I called him on Facetime and was shocked to see how much weight he lost.
My kuya has always been a skinny guy but he had gained a little bit of weight which he was proud of. To see him skinnier than usual was alarming indeed. I asked him for his symptoms and my immediate gut reaction was; “Your immune system sounds weak.” That was far from a medical diagnosis, but it was a heavy dose of mother’s instinct. I relied on my trusted friend, Google, to research my brother’s condition.
I remember typing the words: weak immune system, rashes, flu like symptoms, Philippines.

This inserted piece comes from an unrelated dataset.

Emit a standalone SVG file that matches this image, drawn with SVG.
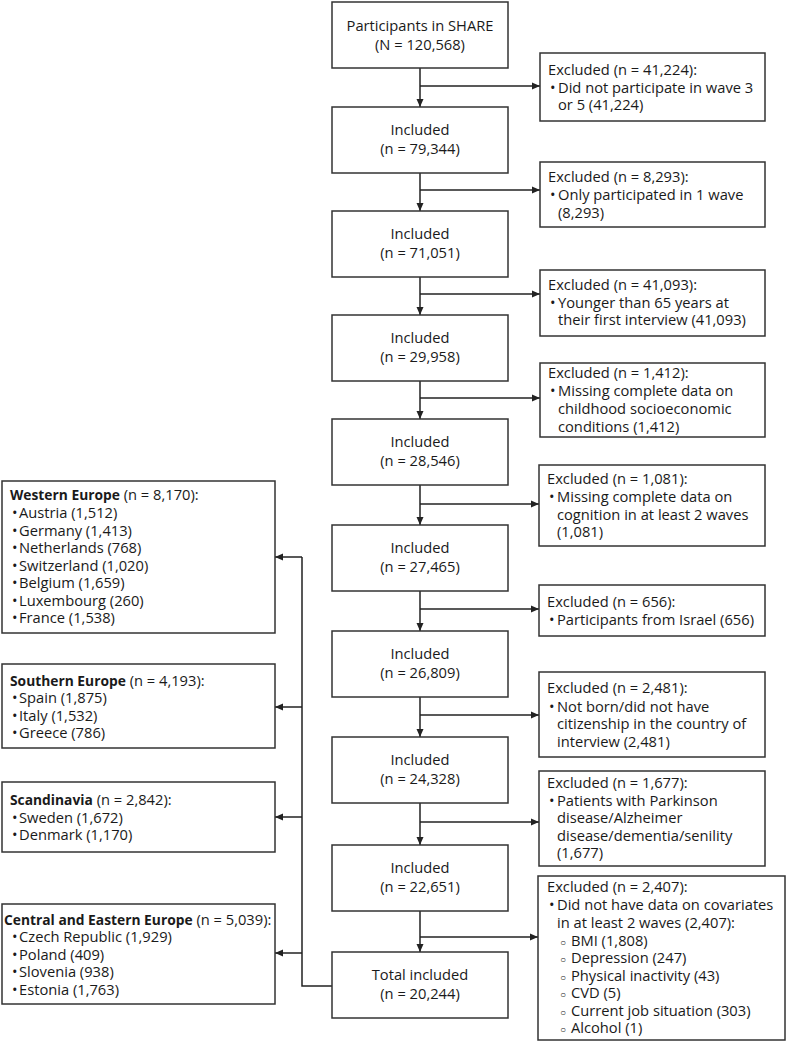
<svg xmlns="http://www.w3.org/2000/svg" width="786" height="1042" viewBox="0 0 786 1042">
<defs>
<marker id="ah" markerUnits="userSpaceOnUse" markerWidth="8" markerHeight="8" refX="8" refY="4" orient="auto">
<path d="M0,0.5 L8,4 L0,7.5 z" fill="#222"/>
</marker>
<style>
text{font-family:"Open Sans","Noto Sans","Liberation Sans",sans-serif;font-size:14.7px;fill:#1a1a1a}
.c{text-anchor:middle}
.b{font-weight:bold;font-size:13.8px}
.o{font-size:10px}
rect{fill:#fff;stroke:#333;stroke-width:1.5}
.ln{fill:none;stroke:#222;stroke-width:1.5}
</style>
</defs>
<rect x="0" y="0" width="786" height="1042" style="fill:#fff;stroke:none"/>
<g id="connectors">
<path class="ln" d="M420,68 V107" marker-end="url(#ah)"/>
<path class="ln" d="M420,173 V211" marker-end="url(#ah)"/>
<path class="ln" d="M420,277 V315" marker-end="url(#ah)"/>
<path class="ln" d="M420,381 V419" marker-end="url(#ah)"/>
<path class="ln" d="M420,485 V525" marker-end="url(#ah)"/>
<path class="ln" d="M420,591 V631" marker-end="url(#ah)"/>
<path class="ln" d="M420,697 V737" marker-end="url(#ah)"/>
<path class="ln" d="M420,803 V845" marker-end="url(#ah)"/>
<path class="ln" d="M420,911 V952" marker-end="url(#ah)"/>
<path class="ln" d="M420,86 H540" marker-end="url(#ah)"/>
<path class="ln" d="M420,190 H540" marker-end="url(#ah)"/>
<path class="ln" d="M420,294 H540" marker-end="url(#ah)"/>
<path class="ln" d="M420,398 H540" marker-end="url(#ah)"/>
<path class="ln" d="M420,504 H539" marker-end="url(#ah)"/>
<path class="ln" d="M420,609 H539" marker-end="url(#ah)"/>
<path class="ln" d="M420,715 H539" marker-end="url(#ah)"/>
<path class="ln" d="M420,822 H539" marker-end="url(#ah)"/>
<path class="ln" d="M420,937 H538" marker-end="url(#ah)"/>
<path class="ln" d="M332,986 H302 V557"/>
<path class="ln" d="M302,557 H275" marker-end="url(#ah)"/>
<path class="ln" d="M302,707 H275" marker-end="url(#ah)"/>
<path class="ln" d="M302,817 H275" marker-end="url(#ah)"/>
<path class="ln" d="M302,953 H275" marker-end="url(#ah)"/>
</g>
<g id="n1"><rect x="332" y="2" width="176" height="66"/><text class="c" x="420" y="31">Participants in SHARE</text><text class="c" x="420" y="50">(N = 120,568)</text></g>
<g id="n2"><rect x="332" y="107" width="176" height="66"/><text class="c" x="420" y="135">Included</text><text class="c" x="420" y="154">(n = 79,344)</text></g>
<g id="n3"><rect x="332" y="211" width="176" height="66"/><text class="c" x="420" y="239">Included</text><text class="c" x="420" y="258">(n = 71,051)</text></g>
<g id="n4"><rect x="332" y="315" width="176" height="66"/><text class="c" x="420" y="343">Included</text><text class="c" x="420" y="362">(n = 29,958)</text></g>
<g id="n5"><rect x="332" y="419" width="176" height="66"/><text class="c" x="420" y="447">Included</text><text class="c" x="420" y="466">(n = 28,546)</text></g>
<g id="n6"><rect x="332" y="525" width="176" height="66"/><text class="c" x="420" y="553">Included</text><text class="c" x="420" y="572">(n = 27,465)</text></g>
<g id="n7"><rect x="332" y="631" width="176" height="66"/><text class="c" x="420" y="659">Included</text><text class="c" x="420" y="678">(n = 26,809)</text></g>
<g id="n8"><rect x="332" y="737" width="176" height="66"/><text class="c" x="420" y="765">Included</text><text class="c" x="420" y="784">(n = 24,328)</text></g>
<g id="n9"><rect x="332" y="845" width="176" height="66"/><text class="c" x="420" y="873">Included</text><text class="c" x="420" y="892">(n = 22,651)</text></g>
<g id="n10"><rect x="332" y="952" width="176" height="66"/><text class="c" x="420" y="980">Total included</text><text class="c" x="420" y="999">(n = 20,244)</text></g>

<g id="e1"><rect x="540" y="53" width="225" height="68"/>
<text x="548" y="75">Excluded (n = 41,224):</text>
<text y="93"><tspan x="550">•</tspan><tspan x="558">Did not participate in wave 3</tspan></text>
<text x="558" y="110">or 5 (41,224)</text></g>
<g id="e2"><rect x="540" y="162" width="225" height="65"/>
<text x="548" y="182">Excluded (n = 8,293):</text>
<text y="200"><tspan x="550">•</tspan><tspan x="558">Only participated in 1 wave</tspan></text>
<text x="558" y="218">(8,293)</text></g>
<g id="e3"><rect x="540" y="270" width="225" height="66"/>
<text x="548" y="290">Excluded (n = 41,093):</text>
<text y="308"><tspan x="550">•</tspan><tspan x="558">Younger than 65 years at</tspan></text>
<text x="558" y="325">their first interview (41,093)</text></g>
<g id="e4"><rect x="540" y="363" width="225" height="74"/>
<text x="548" y="378">Excluded (n = 1,412):</text>
<text y="396"><tspan x="550">•</tspan><tspan x="558">Missing complete data on</tspan></text>
<text x="558" y="414">childhood socioeconomic</text>
<text x="558" y="432">conditions (1,412)</text></g>
<g id="e5"><rect x="539" y="465" width="226" height="81"/>
<text x="547" y="484">Excluded (n = 1,081):</text>
<text y="502"><tspan x="549">•</tspan><tspan x="557">Missing complete data on</tspan></text>
<text x="557" y="520">cognition in at least 2 waves</text>
<text x="557" y="537">(1,081)</text></g>
<g id="e6"><rect x="539" y="585" width="226" height="51"/>
<text x="547" y="607">Excluded (n = 656):</text>
<text y="625"><tspan x="549">•</tspan><tspan x="557">Participants from Israel (656)</tspan></text></g>
<g id="e7"><rect x="539" y="672" width="226" height="85"/>
<text x="547" y="693">Excluded (n = 2,481):</text>
<text y="712"><tspan x="549">•</tspan><tspan x="557">Not born/did not have</tspan></text>
<text x="557" y="729">citizenship in the country of</text>
<text x="557" y="747">interview (2,481)</text></g>
<g id="e8"><rect x="539" y="771" width="226" height="95"/>
<text x="547" y="788">Excluded (n = 1,677):</text>
<text y="806"><tspan x="549">•</tspan><tspan x="557">Patients with Parkinson</tspan></text>
<text x="557" y="823">disease/Alzheimer</text>
<text x="557" y="841">disease/dementia/senility</text>
<text x="557" y="858">(1,677)</text></g>
<g id="e9"><rect x="538" y="876" width="247" height="164"/>
<text x="547" y="892">Excluded (n = 2,407):</text>
<text y="910"><tspan x="549">•</tspan><tspan x="557">Did not have data on covariates</tspan></text>
<text x="557" y="928">in at least 2 waves (2,407):</text>
<text y="946"><tspan x="560" class="o">○</tspan><tspan x="571">BMI (1,808)</tspan></text>
<text y="963"><tspan x="560" class="o">○</tspan><tspan x="571">Depression (247)</tspan></text>
<text y="981"><tspan x="560" class="o">○</tspan><tspan x="571">Physical inactivity (43)</tspan></text>
<text y="998"><tspan x="560" class="o">○</tspan><tspan x="571">CVD (5)</tspan></text>
<text y="1016"><tspan x="560" class="o">○</tspan><tspan x="571">Current job situation (303)</tspan></text>
<text y="1033"><tspan x="560" class="o">○</tspan><tspan x="571">Alcohol (1)</tspan></text></g>

<g id="west"><rect x="2" y="481" width="273" height="152"/>
<text y="500"><tspan x="10" class="b">Western Europe</tspan><tspan> (n = 8,170):</tspan></text>
<text y="518"><tspan x="12">•</tspan><tspan x="19">Austria (1,512)</tspan></text>
<text y="536"><tspan x="12">•</tspan><tspan x="19">Germany (1,413)</tspan></text>
<text y="553"><tspan x="12">•</tspan><tspan x="19">Netherlands (768)</tspan></text>
<text y="571"><tspan x="12">•</tspan><tspan x="19">Switzerland (1,020)</tspan></text>
<text y="588"><tspan x="12">•</tspan><tspan x="19">Belgium (1,659)</tspan></text>
<text y="606"><tspan x="12">•</tspan><tspan x="19">Luxembourg (260)</tspan></text>
<text y="623"><tspan x="12">•</tspan><tspan x="19">France (1,538)</tspan></text></g>
<g id="south"><rect x="2" y="664" width="273" height="84"/>
<text y="686"><tspan x="10" class="b">Southern Europe</tspan><tspan> (n = 4,193):</tspan></text>
<text y="703"><tspan x="12">•</tspan><tspan x="19">Spain (1,875)</tspan></text>
<text y="721"><tspan x="12">•</tspan><tspan x="19">Italy (1,532)</tspan></text>
<text y="738"><tspan x="12">•</tspan><tspan x="19">Greece (786)</tspan></text></g>
<g id="scand"><rect x="2" y="782" width="273" height="70"/>
<text y="805"><tspan x="10" class="b">Scandinavia</tspan><tspan> (n = 2,842):</tspan></text>
<text y="823"><tspan x="12">•</tspan><tspan x="19">Sweden (1,672)</tspan></text>
<text y="840"><tspan x="12">•</tspan><tspan x="19">Denmark (1,170)</tspan></text></g>
<g id="central"><rect x="2" y="904" width="273" height="100"/>
<text y="925"><tspan x="4" class="b">Central and Eastern Europe</tspan><tspan> (n = 5,039):</tspan></text>
<text y="942"><tspan x="12">•</tspan><tspan x="19">Czech Republic (1,929)</tspan></text>
<text y="960"><tspan x="12">•</tspan><tspan x="19">Poland (409)</tspan></text>
<text y="977"><tspan x="12">•</tspan><tspan x="19">Slovenia (938)</tspan></text>
<text y="995"><tspan x="12">•</tspan><tspan x="19">Estonia (1,763)</tspan></text></g>
</svg>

The results showed a list of different illnesses but the most prevalent one was HIV. The mounting information was overwhelming and quickly overloaded my apprehensive tendencies. For some unproven reason, I just feared the worst. I talked to Jahan about it and he reminded me of one of our conversations with our good friend Nikko; who writes for the Philippine Inquirer.
During dinner with family and friends, on our last night in the Philippines, she mentioned that the HIV epidemic in the Philippines was steadily rising. Kuya Bot was with us then.
I honestly don’t remember the conversation. Maybe, because it was our last night, I was more focused on watching Ayin and Alexander’s interaction and not paying attention to some random conversation about the current events of the country. So with that bit of information, it made my suspicions stronger that Kuya Bot may have HIV.
But just like with the idea of starting a conversation about his sexuality, I couldn’t confront him with my suspicion. I was too worried about offending him. Instead, I asked him to go see a doctor for a blood test to get his immune system checked. He told me he’d done it and the results came back negative; the doctor couldn’t find anything wrong. I believed him because I wanted to. I was wrong.
I didn’t understand the shame or stigma HIV testing brings. I should’ve been more specific and forthright. I should’ve have been firm and insisted that the reasons to test far outweighed the reasons not to. I should’ve been honest with him so he could be more honest with himself.
But most of all, I should’ve reassured him that his sexuality or test result would never make me love him any less.
Knowing, without a shadow of a doubt, that someone in his family would never judge or shame him for who he is, could have, hopefully, somehow, someway given him a better chance at living. The one person in his family who suspected the worst didn’t have the balls to speak out. I carry this guilt with me every day. I am so sorry.
EDITOR’S NOTE: A whole shitload of uncontrollable shit can sometimes randomly lead you somewhere you never dreamt of wanting to be. And when it does, we all tend to look for someone (specially ourselves) to blame. A subliminal, Hail Mary chance to clean up the past. Finding the root of a problem gives us the illusion of control even when we probably didn’t have much of it to begin with. Thankfully, we all still have the unique ability to control the chances we choose to take in our everyday lives.
So if you ever have a chance to help lift someone’s burden; take it faithfully. It has a stubborn way of lifting you up just the same.